On peut distinguer deux justices : l’une d’en haut, des idées claires de l’abstraite raison universelle ; l’autre d’en bas, d’un clair-obscur et mystérieux universel terrestre.
La première est la justice courante, transcendante, telle qu’elle s’impose dans notre tradition. Elle est un principe philosophique qui découle de l’idée d’un monde idéal, qu’il s’agit de faire régner dans le sensible. D’ordre logico-rationnel, elle est faite de règles, de droits et de lois moraux abstraits, appliqués à la réalité concrète. Pour tout événement, c’est elle qui entre en jeu : c’est en sa vertu que sont jugées, sanctionnées ou récompensées les actions humaines.
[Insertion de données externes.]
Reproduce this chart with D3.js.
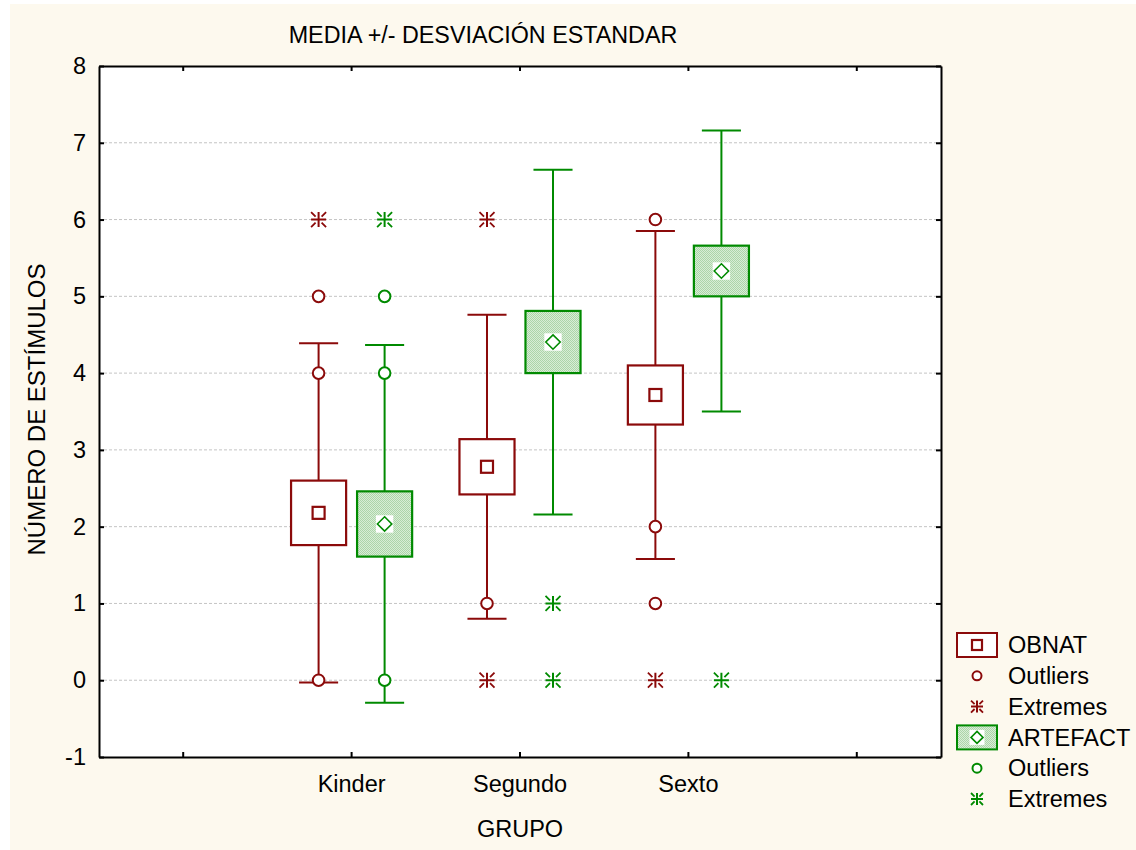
<!DOCTYPE html>
<html>
<head>
<meta charset="utf-8">
<script src="https://cdn.jsdelivr.net/npm/d3@7"></script>
<style>
  html, body { margin: 0; padding: 0; background: #ffffff; }
  svg { display: block; }
  text { font-family: "Liberation Sans", Arial, sans-serif; fill: #000; }
</style>
</head>
<body>
<svg id="chart" width="1136" height="850"></svg>
<script>
// Group labels along the x axis (outer slots are empty padding slots)
const xSlots = ["pad0", "Kinder", "Segundo", "Sexto", "pad1"];
const xTickLabels = ["", "Kinder", "Segundo", "Sexto", ""];
const groups = ["Kinder", "Segundo", "Sexto"];
const seriesNames = ["OBNAT", "ARTEFACT"];
const yTicks = [-1, 0, 1, 2, 3, 4, 5, 6, 7, 8];
const gridValues = [0, 1, 2, 3, 4, 5, 6, 7];

// OBNAT: mean, standard error (box half-height), standard deviation (whisker)
const obnatMean = [2.18, 2.78, 3.715];
const obnatSE = [0.42, 0.36, 0.385];
const obnatSD = [2.21, 1.98, 2.135];
const obnatOutliers = [[0, 4, 5], [1], [1, 2, 6]];
const obnatExtremes = [[6], [0, 6], [0]];

// ARTEFACT
const artefactMean = [2.035, 4.405, 5.33];
const artefactSE = [0.425, 0.405, 0.33];
const artefactSD = [2.33, 2.245, 1.83];
const artefactOutliers = [[0, 4, 5], [], []];
const artefactExtremes = [[6], [0, 1], [0]];

const RED = "#8b0a0a";
const GREEN = "#008a00";
const FONT = "23.5px";

const svg = d3.select("#chart");
const defs = svg.append("defs");
// dithered light-green fill for ARTEFACT boxes
const pat = defs.append("pattern").attr("id", "greenDither")
  .attr("width", 2).attr("height", 2).attr("patternUnits", "userSpaceOnUse");
pat.append("rect").attr("width", 2).attr("height", 2).attr("fill", "#d8edd6");
pat.append("rect").attr("width", 1).attr("height", 1).attr("fill", "#acd5a9");
pat.append("rect").attr("x", 1).attr("y", 1).attr("width", 1).attr("height", 1).attr("fill", "#acd5a9");

// page background
svg.append("rect").attr("x", 10).attr("y", 4).attr("width", 1126).attr("height", 846)
  .attr("fill", "#fdf9ee");

const plot = { left: 99, right: 941, top: 66, bottom: 757 };
svg.append("rect").attr("x", plot.left).attr("y", plot.top)
  .attr("width", plot.right - plot.left).attr("height", plot.bottom - plot.top)
  .attr("fill", "#ffffff");

const x = d3.scaleBand().domain(xSlots).range([plot.left, plot.right]).padding(0);
const y = d3.scaleLinear().domain([-1, 8]).range([plot.bottom, plot.top]);
const bw = x.bandwidth();
const inner = d3.scalePoint().domain(seriesNames).range([-0.196 * bw, 0.196 * bw]);
const boxW = 0.327 * bw;
const capW = 0.232 * bw;

// horizontal dashed grid
svg.append("g").selectAll("line").data(gridValues).join("line")
  .attr("x1", plot.left).attr("x2", plot.right)
  .attr("y1", d => y(d)).attr("y2", d => y(d))
  .attr("stroke", "#c4c4c4").attr("stroke-width", 1).attr("stroke-dasharray", "3,2");

// data table for the two series
const series = [
  { name: "OBNAT", color: RED, fill: "#ffffff", mean: obnatMean, se: obnatSE, sd: obnatSD,
    outliers: obnatOutliers, extremes: obnatExtremes, marker: "square" },
  { name: "ARTEFACT", color: GREEN, fill: "url(#greenDither)", mean: artefactMean, se: artefactSE, sd: artefactSD,
    outliers: artefactOutliers, extremes: artefactExtremes, marker: "diamond" }
];

function cx(group, s) { return x(group) + bw / 2 + inner(s); }

function drawMeanMarker(g, type, px, py, color, size) {
  if (type === "square") {
    g.append("rect").attr("x", px - size / 2).attr("y", py - size / 2)
      .attr("width", size).attr("height", size)
      .attr("fill", "#ffffff").attr("stroke", color).attr("stroke-width", 2.2);
  } else {
    const h = size * 0.6;
    g.append("rect").attr("x", px - h - 1.5).attr("y", py - h - 1.5)
      .attr("width", 2 * h + 3).attr("height", 2 * h + 3).attr("fill", "#ffffff");
    g.append("path")
      .attr("d", `M${px},${py - h}L${px + h},${py}L${px},${py + h}L${px - h},${py}Z`)
      .attr("fill", "#ffffff").attr("stroke", color).attr("stroke-width", 1.6);
  }
}

function drawExtreme(g, px, py, color, r) {
  g.append("path")
    .attr("d", `M${px - r},${py}H${px + r}M${px},${py - r}V${py + r}`)
    .attr("stroke", color).attr("stroke-width", 2).attr("fill", "none");
  const a = r * 0.4, b = r;
  let d = "";
  [[1, 1], [1, -1], [-1, 1], [-1, -1]].forEach(([sx, sy]) => {
    d += `M${px + sx * a},${py + sy * a}L${px + sx * b},${py + sy * b}`;
  });
  g.append("path").attr("d", d).attr("stroke", color).attr("stroke-width", 1.8).attr("fill", "none");
}

function drawOutlier(g, px, py, color, r) {
  g.append("circle").attr("cx", px).attr("cy", py).attr("r", r)
    .attr("fill", "#ffffff").attr("stroke", color).attr("stroke-width", 2);
}

const marks = svg.append("g");
series.forEach(s => {
  groups.forEach((grp, i) => {
    const px = cx(grp, s.name);
    const m = s.mean[i], se = s.se[i], sd = s.sd[i];
    const g = marks.append("g");
    // whisker (mean ± SD)
    g.append("line").attr("x1", px).attr("x2", px)
      .attr("y1", y(m + sd)).attr("y2", y(m - sd))
      .attr("stroke", s.color).attr("stroke-width", 2);
    [m + sd, m - sd].forEach(v => {
      g.append("line").attr("x1", px - capW / 2).attr("x2", px + capW / 2)
        .attr("y1", y(v)).attr("y2", y(v))
        .attr("stroke", s.color).attr("stroke-width", 2);
    });
    // box (mean ± SE)
    g.append("rect").attr("x", px - boxW / 2).attr("y", y(m + se))
      .attr("width", boxW).attr("height", y(m - se) - y(m + se))
      .attr("fill", s.fill).attr("stroke", s.color).attr("stroke-width", 2.2);
    drawMeanMarker(g, s.marker, px, y(m), s.color, 12);
  });
});

// outliers and extremes on top
series.forEach(s => {
  groups.forEach((grp, i) => {
    const px = cx(grp, s.name);
    s.outliers[i].forEach(v => drawOutlier(marks, px, y(v), s.color, 5.8));
    s.extremes[i].forEach(v => drawExtreme(marks, px, y(v), s.color, 7.5));
  });
});

// axes: frame with inward ticks
const fmtX = (d, i) => xTickLabels[i];
const axisStyle = g => {
  g.select(".domain").attr("stroke", "#000").attr("stroke-width", 2);
  g.selectAll(".tick line").attr("stroke", "#000").attr("stroke-width", 2);
  g.selectAll("text").style("font-family", '"Liberation Sans", Arial, sans-serif')
    .style("font-size", FONT).attr("fill", "#000");
};
svg.append("g").attr("transform", `translate(${plot.left},0)`)
  .call(d3.axisLeft(y).tickValues(yTicks).tickFormat(d => String(d))
    .tickSizeInner(-5).tickSizeOuter(0).tickPadding(13))
  .call(axisStyle);
svg.append("g").attr("transform", `translate(${plot.right},0)`)
  .call(d3.axisRight(y).tickValues(yTicks).tickFormat("")
    .tickSizeInner(-5).tickSizeOuter(0))
  .call(axisStyle);
svg.append("g").attr("transform", `translate(0,${plot.bottom})`)
  .call(d3.axisBottom(x).tickFormat(fmtX).tickSizeInner(-5).tickSizeOuter(0).tickPadding(18))
  .call(axisStyle);
svg.append("g").attr("transform", `translate(0,${plot.top})`)
  .call(d3.axisTop(x).tickFormat("").tickSizeInner(-5).tickSizeOuter(0))
  .call(axisStyle);

// titles
svg.append("text").attr("x", 483).attr("y", 43).attr("text-anchor", "middle")
  .style("font-size", "23.3px").text("MEDIA +/- DESVIACIÓN ESTANDAR");
svg.append("text").attr("x", (plot.left + plot.right) / 2).attr("y", 837).attr("text-anchor", "middle")
  .style("font-size", FONT).text("GRUPO");
svg.append("text").attr("transform", `translate(45,${(plot.top + plot.bottom) / 2 - 2}) rotate(-90)`)
  .attr("text-anchor", "middle").style("font-size", "24px").text("NÚMERO DE ESTÍMULOS");

// legend
const legendRows = [
  { label: "OBNAT", kind: "box", s: series[0] },
  { label: "Outliers", kind: "outlier", s: series[0] },
  { label: "Extremes", kind: "extreme", s: series[0] },
  { label: "ARTEFACT", kind: "box", s: series[1] },
  { label: "Outliers", kind: "outlier", s: series[1] },
  { label: "Extremes", kind: "extreme", s: series[1] }
];
const legend = svg.append("g");
const ly = d3.scalePoint().domain(d3.range(legendRows.length)).range([645, 799]);
legendRows.forEach((row, i) => {
  const yy = ly(i), sx = 977;
  if (row.kind === "box") {
    legend.append("rect").attr("x", sx - 20).attr("y", yy - 12).attr("width", 40).attr("height", 24)
      .attr("fill", row.s.fill).attr("stroke", row.s.color).attr("stroke-width", 2);
    drawMeanMarker(legend, row.s.marker, sx, yy, row.s.color, 10);
  } else if (row.kind === "outlier") {
    drawOutlier(legend, sx, yy, row.s.color, 4.5);
  } else {
    drawExtreme(legend, sx, yy, row.s.color, 6);
  }
  legend.append("text").attr("x", 1008).attr("y", yy).attr("dy", "0.35em")
    .style("font-size", FONT).text(row.label);
});
</script>
</body>
</html>
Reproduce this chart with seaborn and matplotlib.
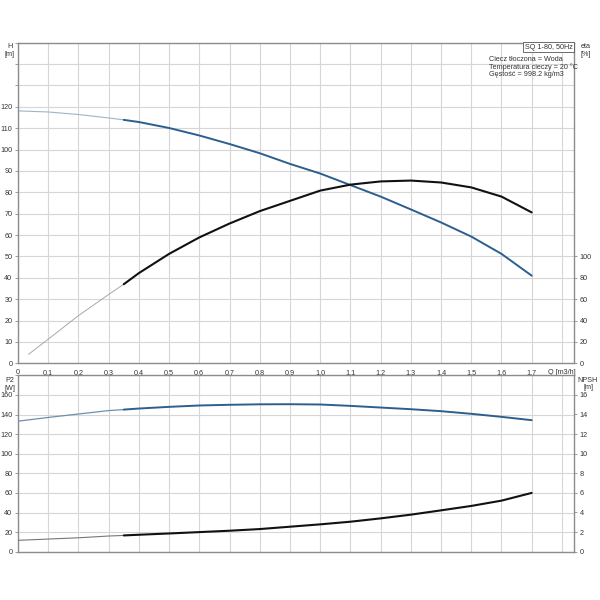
import matplotlib
matplotlib.use("Agg")
import matplotlib.pyplot as plt
import seaborn as sns
import pandas as pd
import numpy as np

# ---- data ----
h_q = [0.0, 0.1, 0.2, 0.3, 0.35, 0.4, 0.5, 0.6, 0.7, 0.8, 0.9, 1.0, 1.1, 1.2, 1.3, 1.4, 1.5, 1.6, 1.7]
h_val = [118.1, 117.6, 116.4, 114.8, 113.9, 112.9, 110.1, 106.6, 102.6, 98.3, 93.3, 88.8, 83.4, 78.0, 72.0, 65.9, 59.3, 51.2, 41.0]

eta_q = [0.035, 0.1, 0.2, 0.3, 0.35, 0.4, 0.5, 0.6, 0.7, 0.8, 0.9, 1.0, 1.1, 1.2, 1.3, 1.4, 1.5, 1.6, 1.7]
eta_val = [8.4, 22.6, 44.6, 64.4, 74.0, 84.4, 102.4, 117.8, 130.8, 142.4, 152.0, 161.6, 167.2, 170.2, 171.0, 169.2, 164.6, 156.0, 141.2]

p2_q = [0.0, 0.1, 0.2, 0.3, 0.35, 0.4, 0.5, 0.6, 0.7, 0.8, 0.9, 1.0, 1.1, 1.2, 1.3, 1.4, 1.5, 1.6, 1.7]
p2_val = [133.2, 137.0, 140.5, 144.0, 145.0, 146.1, 147.8, 149.2, 149.9, 150.4, 150.5, 150.2, 148.8, 147.1, 145.4, 143.4, 140.7, 137.6, 134.2]

npsh_q = [0.0, 0.1, 0.2, 0.3, 0.35, 0.4, 0.5, 0.6, 0.7, 0.8, 0.9, 1.0, 1.1, 1.2, 1.3, 1.4, 1.5, 1.6, 1.7]
npsh_val = [1.16, 1.29, 1.42, 1.60, 1.66, 1.73, 1.86, 2.00, 2.14, 2.31, 2.55, 2.79, 3.06, 3.40, 3.78, 4.22, 4.67, 5.21, 6.00]

q_split = 0.35
x_ticks = [0.0, 0.1, 0.2, 0.3, 0.4, 0.5, 0.6, 0.7, 0.8, 0.9, 1.0, 1.1, 1.2, 1.3, 1.4, 1.5, 1.6, 1.7, 1.8]
x_labels = ["0", "0,1", "0,2", "0,3", "0,4", "0,5", "0,6", "0,7", "0,8", "0,9", "1,0",
            "1,1", "1,2", "1,3", "1,4", "1,5", "1,6", "1,7", "Q [m3/h]"]

h_ticks = [0, 10, 20, 30, 40, 50, 60, 70, 80, 90, 100, 110, 120]
eta_ticks = [0, 20, 40, 60, 80, 100]
p2_ticks = [0, 20, 40, 60, 80, 100, 120, 140, 160]
npsh_ticks = [0, 2, 4, 6, 8, 10, 12, 14, 16]

info_lines = ["Ciecz tłoczona = Woda", "Temperatura cieczy = 20 °C", "Gęstość = 998.2 kg/m3"]
title_box = "SQ 1-80, 50Hz"

# ---- style ----
sns.set_style("white")
plt.rcParams["font.family"] = ["Liberation Sans", "DejaVu Sans"]
FS = 5.2
GRID = "#d6d6d6"
SPINE = "#8c8c8c"
TXT = "#333333"
BLUE = "#2c5f8e"
BLUE_THIN = "#9fb4c8"
BLACK = "#111111"
GRAY_THIN = "#a8a8a8"

fig = plt.figure(figsize=(6, 6), dpi=100)
ax1 = fig.add_axes([0.03, 0.3945, 0.9267, 0.5343])
ax2 = fig.add_axes([0.03, 0.0805, 0.9267, 0.294])


def split(q, v):
    df = pd.DataFrame({"q": q, "v": v})
    return df[df.q <= q_split + 1e-9], df[df.q >= q_split - 1e-9]


def style_axes(ax, xlim, ylim, yticks_grid):
    ax.set_xlim(*xlim)
    ax.set_ylim(*ylim)
    ax.set_xticks(x_ticks)
    ax.set_yticks(yticks_grid)
    ax.grid(True, color=GRID, linewidth=0.8)
    ax.set_axisbelow(True)
    for s in ax.spines.values():
        s.set_color(SPINE)
        s.set_linewidth(1.0)
    ax.tick_params(axis="both", labelsize=FS, colors=SPINE, labelcolor=TXT,
                   length=2.5, width=0.6, pad=1.5)
    ax.set_xlabel("")
    ax.set_ylabel("")


XLIM = (0, 1.84)

# ---------- top panel ----------
style_axes(ax1, XLIM, (0, 150), list(range(0, 151, 10)))
ax1.set_yticklabels([str(t) if t in h_ticks else "" for t in range(0, 151, 10)])
ax1.set_xticklabels(x_labels)

thin, thick = split(h_q, h_val)
sns.lineplot(data=thin, x="q", y="v", ax=ax1, color=BLUE_THIN, linewidth=0.8, sort=False)
sns.lineplot(data=thick, x="q", y="v", ax=ax1, color=BLUE, linewidth=1.4, sort=False)
ax1.set_xlabel(""); ax1.set_ylabel("")

ax1r = ax1.twinx()
ax1r.set_ylim(0, 300)
ax1r.set_yticks(eta_ticks)
ax1r.set_yticklabels([str(t) for t in eta_ticks])
ax1r.grid(False)
for s in ax1r.spines.values():
    s.set_visible(False)
ax1r.tick_params(axis="y", labelsize=FS, colors=SPINE, labelcolor=TXT,
                 length=2.5, width=0.6, pad=1.5)
thin, thick = split(eta_q, eta_val)
sns.lineplot(data=thin, x="q", y="v", ax=ax1r, color=GRAY_THIN, linewidth=0.7, sort=False)
sns.lineplot(data=thick, x="q", y="v", ax=ax1r, color=BLACK, linewidth=1.5, sort=False)
ax1r.set_xlabel(""); ax1r.set_ylabel("")

# labels & info
fig.text(9.5 / 600, 1 - 46 / 600, "H", fontsize=FS, color=TXT, ha="center", va="center")
fig.text(9.5 / 600, 1 - 54 / 600, "[m]", fontsize=FS, color=TXT, ha="center", va="center")
fig.text(586 / 600, 1 - 46 / 600, "eta", fontsize=FS, color=TXT, ha="center", va="center")
fig.text(586 / 600, 1 - 54 / 600, "[%]", fontsize=FS, color=TXT, ha="center", va="center")
ax1.text(0.9975, 0.997, title_box, transform=ax1.transAxes, fontsize=FS, color=TXT,
         ha="right", va="top",
         bbox=dict(boxstyle="square,pad=0.25", facecolor="white", edgecolor="#555555", linewidth=0.6))
for i, line in enumerate(info_lines):
    fig.text(489 / 600, 1 - (59.5 + 7.5 * i) / 600, line, fontsize=FS, color=TXT,
             ha="left", va="center")

# ---------- bottom panel ----------
style_axes(ax2, XLIM, (0, 180), list(range(0, 181, 20)))
ax2.set_yticklabels([str(t) if t in p2_ticks else "" for t in range(0, 181, 20)])
ax2.set_xticklabels([])
ax2.tick_params(axis="x", length=0)

thin, thick = split(p2_q, p2_val)
sns.lineplot(data=thin, x="q", y="v", ax=ax2, color="#6f8fae", linewidth=0.9, sort=False)
sns.lineplot(data=thick, x="q", y="v", ax=ax2, color=BLUE, linewidth=1.4, sort=False)
ax2.set_xlabel(""); ax2.set_ylabel("")

ax2r = ax2.twinx()
ax2r.set_ylim(0, 18)
ax2r.set_yticks(npsh_ticks)
ax2r.set_yticklabels([str(t) for t in npsh_ticks])
ax2r.grid(False)
for s in ax2r.spines.values():
    s.set_visible(False)
ax2r.tick_params(axis="y", labelsize=FS, colors=SPINE, labelcolor=TXT,
                 length=2.5, width=0.6, pad=1.5)
thin, thick = split(npsh_q, npsh_val)
sns.lineplot(data=thin, x="q", y="v", ax=ax2r, color="#777777", linewidth=0.8, sort=False)
sns.lineplot(data=thick, x="q", y="v", ax=ax2r, color=BLACK, linewidth=1.5, sort=False)
ax2r.set_xlabel(""); ax2r.set_ylabel("")

fig.text(10 / 600, 1 - 381 / 600, "P2", fontsize=FS, color=TXT, ha="center", va="center")
fig.text(10 / 600, 1 - 388 / 600, "[W]", fontsize=FS, color=TXT, ha="center", va="center")
fig.text(588 / 600, 1 - 380 / 600, "NPSH", fontsize=FS, color=TXT, ha="center", va="center")
fig.text(588 / 600, 1 - 387.5 / 600, "[m]", fontsize=FS, color=TXT, ha="center", va="center")

fig.savefig("out.png", dpi=100, facecolor="white")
Centrés que nous sommes sur nos idées, nos droits, nos devoirs, nous avons tendance à oublier et négliger la seconde justice, pourtant pas moins englobante et importante que la première : la justice immanente. La justice de la vie, en sa mystérieuse et claire-obscure cohérence, en son producteur et destructeur va-et-vient permanent. Bien que volontiers oubliée, négligée et écartée, c’est finalement elle qui a le dernier mot : par-delà et en-deçà de la justice idéale, elle tranche entre croissance et déclin, succès et échec, vie et mort.
Et voilà qu’une personne très bien dans son état, tout comme il faut, apparemment de toute justice et de toute justesse, s’en prend soudain plein la figure : est amenée à disparaître beaucoup plus vite que de raison.